Why US Embassy in Portugal appears to favor Socialists
| Lisbon
The United States Embassy in Lisbon has the reputation among Western diplomats here of hoping former Prime Minister Mario Soares and his Socialist Party will return to power.
With the governing right-wing coalition in complete disarray, this wish looks as if it may come true in Portugal's elections April 25.
''It is no use speaking to the American diplomats here. They are so blinkered about Mario [Soares] that they cannot conceive of any other solution to Portugal's problems,'' said an official at another Western embassy.
What lies behind this enthusiasm is a combination of history, US interests in Africa, and a desire to see this small but strategically important NATO country finally achieve political stability.
In 1975, however, Soares and the Socialist Party drove the military leaders - who had seized power a year earlier - and their communist allies from government. It was then that Soares forged a friendship with the new US ambassador to Lisbon, Frank Carlucci.
The memory of this link between Soares and the US Embassy cast a shadow over relations between Lisbon and Washington when right-wing leader Francisco Sa Carneiro became prime minister in January 1980. Mr. Carlucci had always studiously ignored Mr. Sa Carneiro and the US Embassy had made the mistake of predicting the Socialists would win the December 1979 elections.

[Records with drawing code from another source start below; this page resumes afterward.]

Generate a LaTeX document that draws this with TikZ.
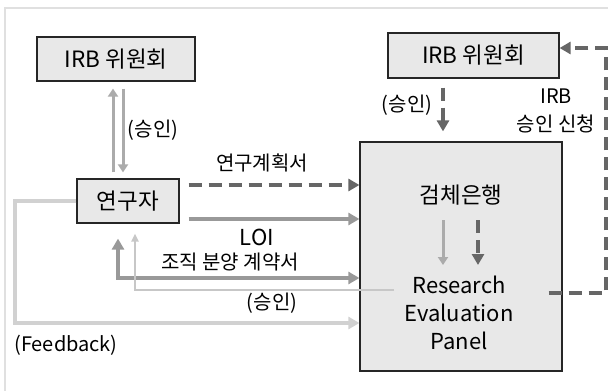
\documentclass[tikz,border=0pt]{standalone}
\usepackage{fontspec}
\setmainfont{Noto Sans CJK KR}
\usetikzlibrary{arrows.meta,calc}
\tikzset{labbox/.style={draw=black!85,fill=black!9,line width=1.2pt,inner sep=0pt}}
\tikzset{darkflow/.style={draw=black!60,line width=3.8pt,dash pattern=on 13pt off 7pt,-{Triangle[length=11pt,width=12pt]}}}
\tikzset{midflow/.style={draw=black!40,line width=4pt,-{Triangle[length=11pt,width=12pt]}}}
\tikzset{pairflow/.style={draw=black!33,line width=3pt,-{Triangle[length=8pt,width=10pt]}}}
\tikzset{lightflow/.style={draw=black!22,line width=2.5pt,-{Triangle[length=8pt,width=7pt]}}}
\tikzset{fbflow/.style={draw=black!18,line width=4pt,-{Triangle[length=11pt,width=12pt]}}}
\newcommand{\korsize}{\fontsize{20}{28}\selectfont}
\newcommand{\boxsize}{\fontsize{22.5}{28}\selectfont}
\newcommand{\latsize}{\fontsize{22}{28}\selectfont}
\newcommand{\fbsize}{\fontsize{20}{28}\selectfont}

\begin{document}
\begin{tikzpicture}[x=1pt,y=-1pt]
  \useasboundingbox (0,0) rectangle (608,391);
  \draw [black!12,line width=1.5pt] (608,8) -- (5,8) -- (5,391);

  \node [labbox,minimum width=158pt,minimum height=44pt,font=\boxsize] (irba) at (116,59) {IRB 위원회};
  \node [labbox,minimum width=171pt,minimum height=45pt,font=\boxsize] (irbb) at (473.5,55.5) {IRB 위원회};
  \node [labbox,minimum width=102pt,minimum height=44pt,font=\boxsize] (res) at (128,201) {연구자};
  \node [labbox,minimum width=202pt,minimum height=229pt] (bank) at (461,256.5) {};
  \node [font=\boxsize] (bankt) at (461,195) {검체은행};
  \node [font=\latsize,align=center] (panel) at (459,313) {Research\\Evaluation\\Panel};

  \coordinate (plan)  at ($(res.east)+(9,-16)$);
  \coordinate (loi)   at ($(res.east)+(9,18)$);
  \coordinate (tis)   at (118,278);
  \coordinate (aprs)  at (394,290);
  \coordinate (apr)   at (135,290);
  \coordinate (fb)    at (15,323);
  \coordinate (ret)   at ($(bank.east)+(-14,36.5)$);
  \coordinate (retc)  at (606,48);

  \draw [pairflow] ($(res.north)+(-15,-6)$) -- ($(irba.south)+(-3,7)$);
  \draw [pairflow] ($(irba.south)+(7,7)$) -- ($(res.north)+(-5,-6)$);
  \draw [darkflow] (plan) -- (plan -| bank.west);
  \draw [midflow]  (loi) -- (loi -| bank.west);
  \draw [midflow,{Triangle[length=11pt,width=12pt]}-{Triangle[length=11pt,width=12pt]}]
        (tis -| bank.west) -- (tis) -- ($(tis |- res.south)+(0,15)$);
  \draw [lightflow] (aprs) -- (apr) -- ($(apr |- res.south)+(0,10)$);
  \draw [fbflow]   (res.west) -- (res.west -| fb) -- (fb) -- (fb -| bank.west);
  \draw [darkflow] ($(irbb.south)+(-30.5,9)$) -- ($(bank.north)+(-18,-10)$);
  \draw [pairflow] ($(bankt)+(-18,25)$) -- ($(bankt)+(-18,70)$);
  \draw [darkflow] ($(bankt)+(17,25)$) -- ($(bankt)+(17,70)$);
  \draw [darkflow] (ret) -- (ret -| retc) -- (retc) -- (retc -| irbb.east);

  \node [font=\korsize] (apra) at (153,130) {(승인)};
  \node [font=\korsize] (plant) at (262,163) {연구계획서};
  \node [font=\latsize] (loit) at (257,237) {LOI};
  \node [font=\korsize] (tist) at (230,262) {조직 분양 계약서};
  \node [font=\korsize] (aprt) at (272,303) {(승인)};
  \node [font=\fbsize] (fbt) at (66,345) {(Feedback)};
  \node [font=\korsize] (aprb) at (407,105) {(승인)};
  \node [font=\korsize,align=center] (reqt) at (556,111) {IRB\\승인 신청};
\end{tikzpicture}
\end{document}
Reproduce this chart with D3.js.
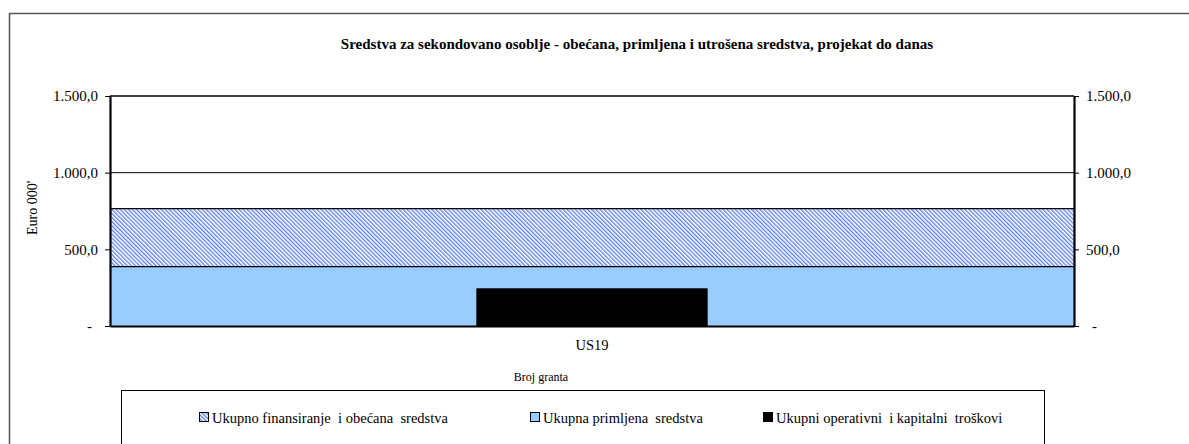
<!DOCTYPE html>
<meta charset="utf-8">
<script src="https://d3js.org/d3.v7.min.js"></script>
<style>
  body { margin: 0; background: #fff; }
  text { font-family: "Liberation Serif", "Times New Roman", serif; fill: #000; }
</style>
<body>
<div id="my_dataviz"></div>
<script>
// data
var categories = ["US19"];
var seriesNames = ["Ukupno finansiranje  i obećana  sredstva", "Ukupna primljena  sredstva", "Ukupni operativni  i kapitalni  troškovi"];
var promised = [765];
var received = [387];
var spent = [246];
var tickValues = [0, 500, 1000, 1500];

var width = 1189, height = 444;
var margin = {top: 96, right: 115, bottom: 118, left: 110};
var serif = "'Liberation Serif', 'Times New Roman', serif";

var svg = d3.select("#my_dataviz")
  .append("svg")
    .attr("width", width)
    .attr("height", height);

// hatch pattern (fine blue diagonal stripes)
var defs = svg.append("defs");
var pat = defs.append("pattern")
    .attr("id", "hatch")
    .attr("patternUnits", "userSpaceOnUse")
    .attr("width", 2.9)
    .attr("height", 2.9)
    .attr("patternTransform", "rotate(-45)");
pat.append("rect").attr("width", 2.9).attr("height", 2.9).attr("fill", "#ffffff");
pat.append("rect").attr("width", 1.3).attr("height", 2.9).attr("fill", "#5a7ff0");

// outer frame
svg.append("rect")
  .attr("x", 9.5).attr("y", 13.5)
  .attr("width", 1200).attr("height", 500)
  .attr("fill", "none")
  .attr("stroke", "#555")
  .attr("stroke-width", 1.5);

// title
svg.append("text")
  .attr("x", 637).attr("y", 49)
  .attr("text-anchor", "middle")
  .style("font-size", "15px")
  .style("font-weight", "bold")
  .text("Sredstva za sekondovano osoblje - obećana, primljena i utrošena sredstva, projekat do danas");

var x = d3.scaleBand()
  .domain(categories)
  .range([margin.left, width - margin.right])
  .padding(0);

var y = d3.scaleLinear()
  .domain([0, 1500])
  .range([height - margin.bottom, margin.top]);

// gridlines
svg.append("g")
  .selectAll("line")
  .data(tickValues.filter(function(d) { return d > 0; }))
  .enter().append("line")
    .attr("x1", x.range()[0]).attr("x2", x.range()[1])
    .attr("y1", function(d) { return y(d); })
    .attr("y2", function(d) { return y(d); })
    .attr("stroke", "#000")
    .attr("stroke-width", function(d) { return d === 1500 ? 1.5 : 1; });

// promised (hatched)
svg.append("g")
  .selectAll("rect")
  .data(promised)
  .enter().append("rect")
    .attr("x", function(d, i) { return x(categories[i]); })
    .attr("width", x.bandwidth())
    .attr("y", function(d) { return y(d); })
    .attr("height", function(d) { return y(0) - y(d); })
    .attr("fill", "url(#hatch)");

// received
svg.append("g")
  .selectAll("rect")
  .data(received)
  .enter().append("rect")
    .attr("x", function(d, i) { return x(categories[i]); })
    .attr("width", x.bandwidth())
    .attr("y", function(d) { return y(d); })
    .attr("height", function(d) { return y(0) - y(d); })
    .attr("fill", "#99ccff");

// bar tops
[promised, received].forEach(function(arr) {
  svg.append("g")
    .selectAll("line")
    .data(arr)
    .enter().append("line")
      .attr("x1", function(d, i) { return x(categories[i]); })
      .attr("x2", function(d, i) { return x(categories[i]) + x.bandwidth(); })
      .attr("y1", function(d) { return y(d); })
      .attr("y2", function(d) { return y(d); })
      .attr("stroke", "#000")
      .attr("stroke-width", 1.2);
});

// spent (narrow black bar)
var narrow = 0.24;
svg.append("g")
  .selectAll("rect")
  .data(spent)
  .enter().append("rect")
    .attr("x", function(d, i) { return x(categories[i]) + x.bandwidth() * (1 - narrow) / 2; })
    .attr("width", x.bandwidth() * narrow)
    .attr("y", function(d) { return y(d); })
    .attr("height", function(d) { return y(0) - y(d); })
    .attr("fill", "#000");

// axes
var fmt = function(d) {
  if (d === 0) return "-";
  return d3.format(",.1f")(d).replace(/,/g, "#").replace(".", ",").replace(/#/g, ".");
};

var left = svg.append("g")
  .attr("transform", "translate(" + x.range()[0] + ",0)")
  .call(d3.axisLeft(y).tickValues(tickValues).tickFormat(fmt).tickSize(5).tickSizeOuter(0).tickPadding(7));
var right = svg.append("g")
  .attr("transform", "translate(" + x.range()[1] + ",0)")
  .call(d3.axisRight(y).tickValues(tickValues).tickFormat(fmt).tickSize(5).tickSizeOuter(0).tickPadding(7));
[left, right].forEach(function(g) {
  g.select(".domain").attr("stroke-width", 2.2);
  g.selectAll("text").style("font-size", "15px").style("font-family", serif);
});
left.selectAll("text").filter(function(d) { return d === 0; }).attr("dx", -6);
right.selectAll("text").filter(function(d) { return d === 0; }).attr("dx", 6);

// bottom axis
var bottom = svg.append("g")
  .attr("transform", "translate(0," + y(0) + ")")
  .call(d3.axisBottom(x).tickSize(0).tickPadding(14));
bottom.select(".domain").attr("stroke-width", 2.2);
bottom.selectAll("text").style("font-size", "14.5px").style("font-family", serif);

// axis titles
svg.append("text")
  .attr("transform", "translate(37," + y(770) + ") rotate(-90)")
  .attr("text-anchor", "middle")
  .style("font-size", "14px")
  .text("Euro 000'");

svg.append("text")
  .attr("x", 541).attr("y", 381)
  .attr("text-anchor", "middle")
  .style("font-size", "12px")
  .text("Broj granta");

// legend
svg.append("rect")
  .attr("x", 121.5).attr("y", 390.5)
  .attr("width", 923).attr("height", 80)
  .attr("fill", "#fff")
  .attr("stroke", "#000")
  .attr("stroke-width", 1);

var legendX = [199, 530, 763];
var legendFill = ["url(#hatch)", "#99ccff", "#000"];
var leg = svg.append("g")
  .selectAll("g")
  .data(seriesNames)
  .enter().append("g")
    .attr("transform", function(d, i) { return "translate(" + legendX[i] + ",423)"; });
leg.append("rect")
  .attr("x", 0.5).attr("y", -10.5)
  .attr("width", 9).attr("height", 9)
  .attr("fill", function(d, i) { return legendFill[i]; })
  .attr("stroke", "#000")
  .attr("stroke-width", 1);
leg.append("text")
  .attr("x", 13).attr("y", 0)
  .style("font-size", "14.5px")
  .style("white-space", "pre")
  .text(function(d) { return d; });
</script>
</body>
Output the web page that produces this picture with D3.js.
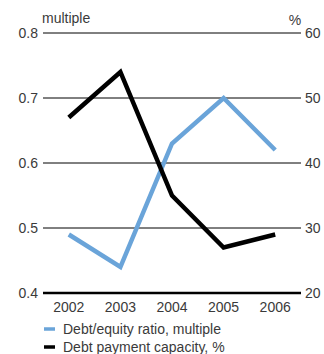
<!DOCTYPE html>
<html><head><meta charset="utf-8">
<script src="https://cdn.jsdelivr.net/npm/d3@7"></script>
<style>body{margin:0;background:#fff;}svg{display:block;font-family:"Liberation Sans",Arial,sans-serif;}</style>
</head><body>
<svg id="c" width="324" height="354"></svg>
<script>
const years = ["2002","2003","2004","2005","2006"];
const debtEquity = [0.49, 0.44, 0.63, 0.70, 0.62];
const paymentCapacity = [47, 54, 35, 27, 29];
const leftTicks = [0.4, 0.5, 0.6, 0.7, 0.8];
const rightTicks = [20, 30, 40, 50, 60];
const legendLabels = ["Debt/equity ratio, multiple", "Debt payment capacity, %"];

const svg = d3.select("#c");
const x0 = 43, x1 = 301, yTop = 33, yBot = 293;
const x = d3.scaleBand().domain(years).range([x0, x1]);
const yL = d3.scaleLinear().domain([0.4, 0.8]).range([yBot, yTop]);
const yR = d3.scaleLinear().domain([20, 60]).range([yBot, yTop]);
const txt = "#3a3a3a";

svg.append("g").selectAll("line").data(leftTicks).join("line")
  .attr("x1", x0).attr("x2", x1)
  .attr("y1", d => yL(d)).attr("y2", d => yL(d))
  .attr("stroke", "#000").attr("stroke-width", d => d === 0.4 ? 2.5 : 1);

svg.append("g").selectAll("text").data(leftTicks).join("text")
  .attr("x", 38).attr("y", d => yL(d)).attr("dy", "0.35em")
  .attr("text-anchor", "end").attr("font-size", 14).attr("fill", txt)
  .text(d => d3.format(".1f")(d));
svg.append("g").selectAll("text").data(rightTicks).join("text")
  .attr("x", 305).attr("y", d => yR(d)).attr("dy", "0.35em")
  .attr("text-anchor", "start").attr("font-size", 14).attr("fill", txt)
  .text(d => d);
svg.append("g").selectAll("text").data(years).join("text")
  .attr("x", d => x(d) + x.bandwidth()/2).attr("y", 312)
  .attr("text-anchor", "middle").attr("font-size", 14).attr("fill", txt)
  .text(d => d);

svg.append("text").attr("x", 42).attr("y", 23).attr("font-size", 14).attr("fill", txt).text("multiple");
svg.append("text").attr("x", 295).attr("y", 25).attr("text-anchor", "middle").attr("font-size", 14).attr("fill", txt).text("%");

const cx = d => x(d) + x.bandwidth()/2;
svg.append("path").datum(years.map((d,i) => [cx(d), yL(debtEquity[i])]))
  .attr("d", d3.line()).attr("fill", "none").attr("stroke", "#6aa4d9").attr("stroke-width", 4.5);
svg.append("path").datum(years.map((d,i) => [cx(d), yR(paymentCapacity[i])]))
  .attr("d", d3.line()).attr("fill", "none").attr("stroke", "#000").attr("stroke-width", 4.5);

const colors = ["#6aa4d9", "#000"];
const lg = svg.append("g").selectAll("g").data(legendLabels).join("g")
  .attr("transform", (d,i) => `translate(43,${329 + i*18})`);
lg.append("line").attr("x1", 1).attr("x2", 12).attr("y1", 0).attr("y2", 0)
  .attr("stroke", (d,i) => colors[i]).attr("stroke-width", 3.5);
lg.append("text").attr("x", 20).attr("y", 0).attr("dy", "0.35em")
  .attr("font-size", 14).attr("fill", txt).text(d => d);
</script>
</body></html>
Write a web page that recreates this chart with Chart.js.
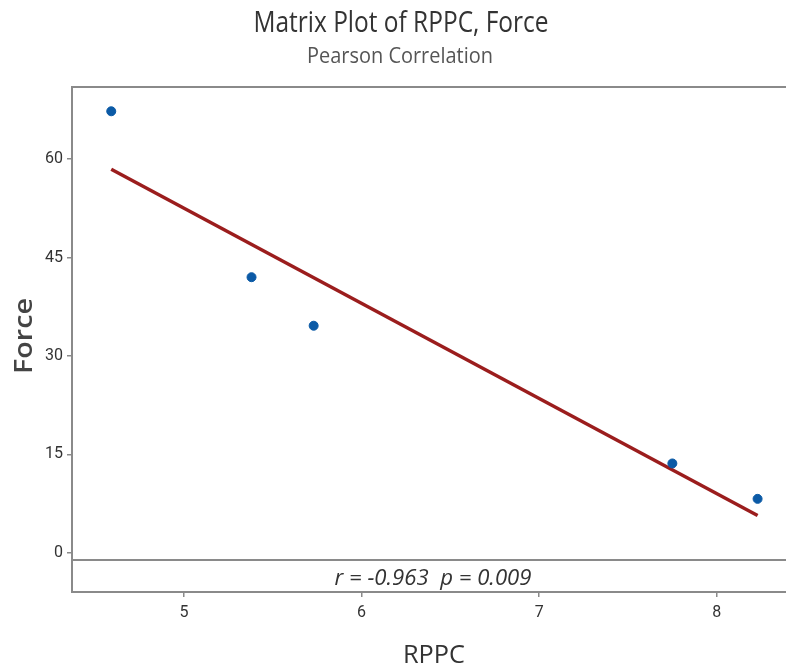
<!DOCTYPE html>
<html>
<head>
<meta charset="utf-8">
<script src="https://cdn.jsdelivr.net/npm/chart.js@4"></script>
<style>
  body { margin: 0; background: #fff; }
</style>
</head>
<body>
<canvas id="c" width="786" height="671"></canvas>
<script>
var rppc = [4.59, 5.38, 5.73, 7.75, 8.23]
var force = [67.3, 42.0, 34.6, 13.6, 8.2]
var xTicks = [5, 6, 7, 8]
var yTicks = [0, 15, 30, 45, 60]
var statText = "r = -0.963  p = 0.009"

// least squares fit for the red line
var n = rppc.length
var mx = rppc.reduce((a, b) => a + b) / n
var my = force.reduce((a, b) => a + b) / n
var sxy = 0, sxx = 0
rppc.forEach((x, i) => { sxy += (x - mx) * (force[i] - my); sxx += (x - mx) * (x - mx) })
var slope = sxy / sxx
var x0 = Math.min(...rppc), x1 = Math.max(...rppc)
var fit = [x0, x1].map(x => ({x: x, y: my + slope * (x - mx)}))

function fitText(ctx, txt, x, y, font, w, color, rot) {
  ctx.save()
  ctx.font = font
  ctx.fillStyle = color
  ctx.translate(x, y)
  if (rot) ctx.rotate(rot)
  ctx.scale(w / ctx.measureText(txt).width, 1)
  ctx.textAlign = "center"
  ctx.textBaseline = "alphabetic"
  ctx.fillText(txt, 0, 0)
  ctx.restore()
}

var frame = {
  id: "frame",
  afterDraw(chart) {
    var ctx = chart.ctx, a = chart.chartArea
    ctx.save()
    ctx.strokeStyle = "#8a8a8a"
    ctx.lineWidth = 2
    ctx.beginPath()
    ctx.moveTo(a.right, a.top); ctx.lineTo(a.left, a.top)
    ctx.lineTo(a.left, a.bottom); ctx.lineTo(a.right, a.bottom)
    ctx.moveTo(a.left, a.bottom - 32); ctx.lineTo(a.right, a.bottom - 32)
    ctx.stroke()
    ctx.restore()
    fitText(ctx, "Matrix Plot of RPPC, Force", 401, 32, "30px 'Open Sans'", 295, "#333")
    fitText(ctx, "Pearson Correlation", 400, 63, "21px 'Open Sans'", 186, "#555")
    fitText(ctx, statText, 433, a.bottom - 7, "italic 21px 'Open Sans'", 197, "#333")
    fitText(ctx, "RPPC", 434, 663, "25px 'Open Sans'", 62, "#333")
    fitText(ctx, "Force", 32, 336, "600 26px 'Open Sans'", 76, "#444", -Math.PI / 2)
  }
}

var tickFont = {family: "'Liberation Sans Narrow', Roboto, sans-serif", size: 16}

new Chart("c", {
  type: "scatter",
  data: {
    datasets: [{
      data: rppc.map((x, i) => ({x: x, y: force[i]})),
      backgroundColor: "#0b5aa6",
      borderColor: "#0b5aa6",
      pointRadius: 4.5,
      order: 0
    }, {
      data: fit,
      showLine: true,
      borderColor: "#9b1d1d",
      borderWidth: 3.5,
      pointRadius: 0,
      order: 1
    }]
  },
  options: {
    responsive: false,
    animation: false,
    layout: {autoPadding: false, padding: {top: 87, right: 0, left: 0, bottom: 0}},
    plugins: {legend: {display: false}, tooltip: {enabled: false}},
    scales: {
      x: {
        min: 4.369, max: 8.39,
        afterBuildTicks: s => { s.ticks = xTicks.map(v => ({value: v})) },
        afterFit: s => { s.height = 79 },
        grid: {drawOnChartArea: false, tickLength: 5, color: "#8a8a8a", lineWidth: 1.5},
        border: {display: false},
        ticks: {font: tickFont, color: "#333", padding: 6}
      },
      y: {
        min: -6, max: 71,
        afterBuildTicks: s => { s.ticks = yTicks.map(v => ({value: v})) },
        afterFit: s => { s.width = 72 },
        grid: {drawOnChartArea: false, tickLength: 5, color: "#8a8a8a", lineWidth: 1.5},
        border: {display: false},
        ticks: {font: tickFont, color: "#333", padding: 4}
      }
    }
  },
  plugins: [frame]
})
</script>
</body>
</html>
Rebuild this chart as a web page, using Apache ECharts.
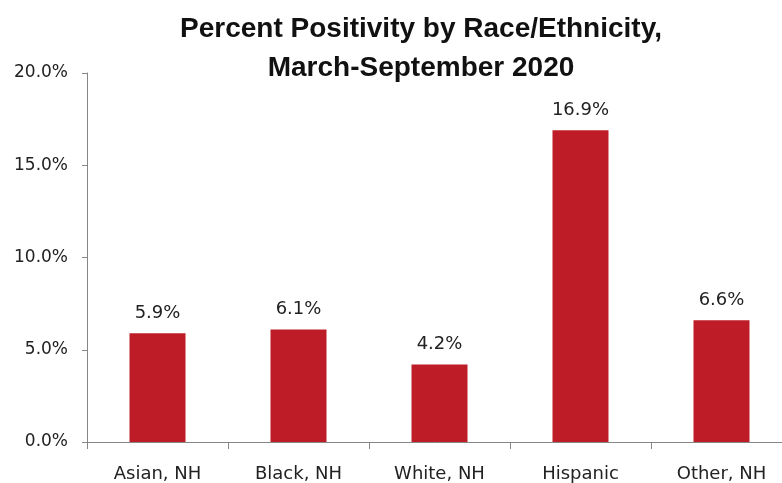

In many ways, political observers say, history has vindicated the embassy's political judgment. After three years of right-wing rule, Portugal's economy is in turmoil. The feeling is that the Socialists would be able to get labor unions to agree to financial belt-tightening, as they had done in 1978 when Soares secured a standby loan from the International Monetary Fund and committed Portugal to a program of economic austerity.
Democracy is still young and fragile here, and Portugal is among the poorest countries in Western Europe. The US appears to think that in these circumstances , Socialists are the best safeguard against communist influence.
Political observers say this seems all the more true because Soares is one of the most right-wing socialist leaders in Europe. There are, however, still enough radicals in the party to give it a mildly left-wing flavor.
No US embassy likes to be identified as partisan, but US interests appear to coincide with what Socialist leaders want.
One priority in Washington's relations with Lisbon is Portugal's reconciliation with its former African colonies, particularly Angola and Mozambique, the potentially richest ones and those closest to South Africa.
The Socialist Party is confident it can bring the Marxist regimes in these two countries back into the Western fold. Party leaders describe the US as enthusiastic about this.
The Socialists say Mozambique and Angola long to reach an accommodation with the West, but are anxious not to lose face. The Socialists apparently think they could help by offering a stamp of left-wing respectability.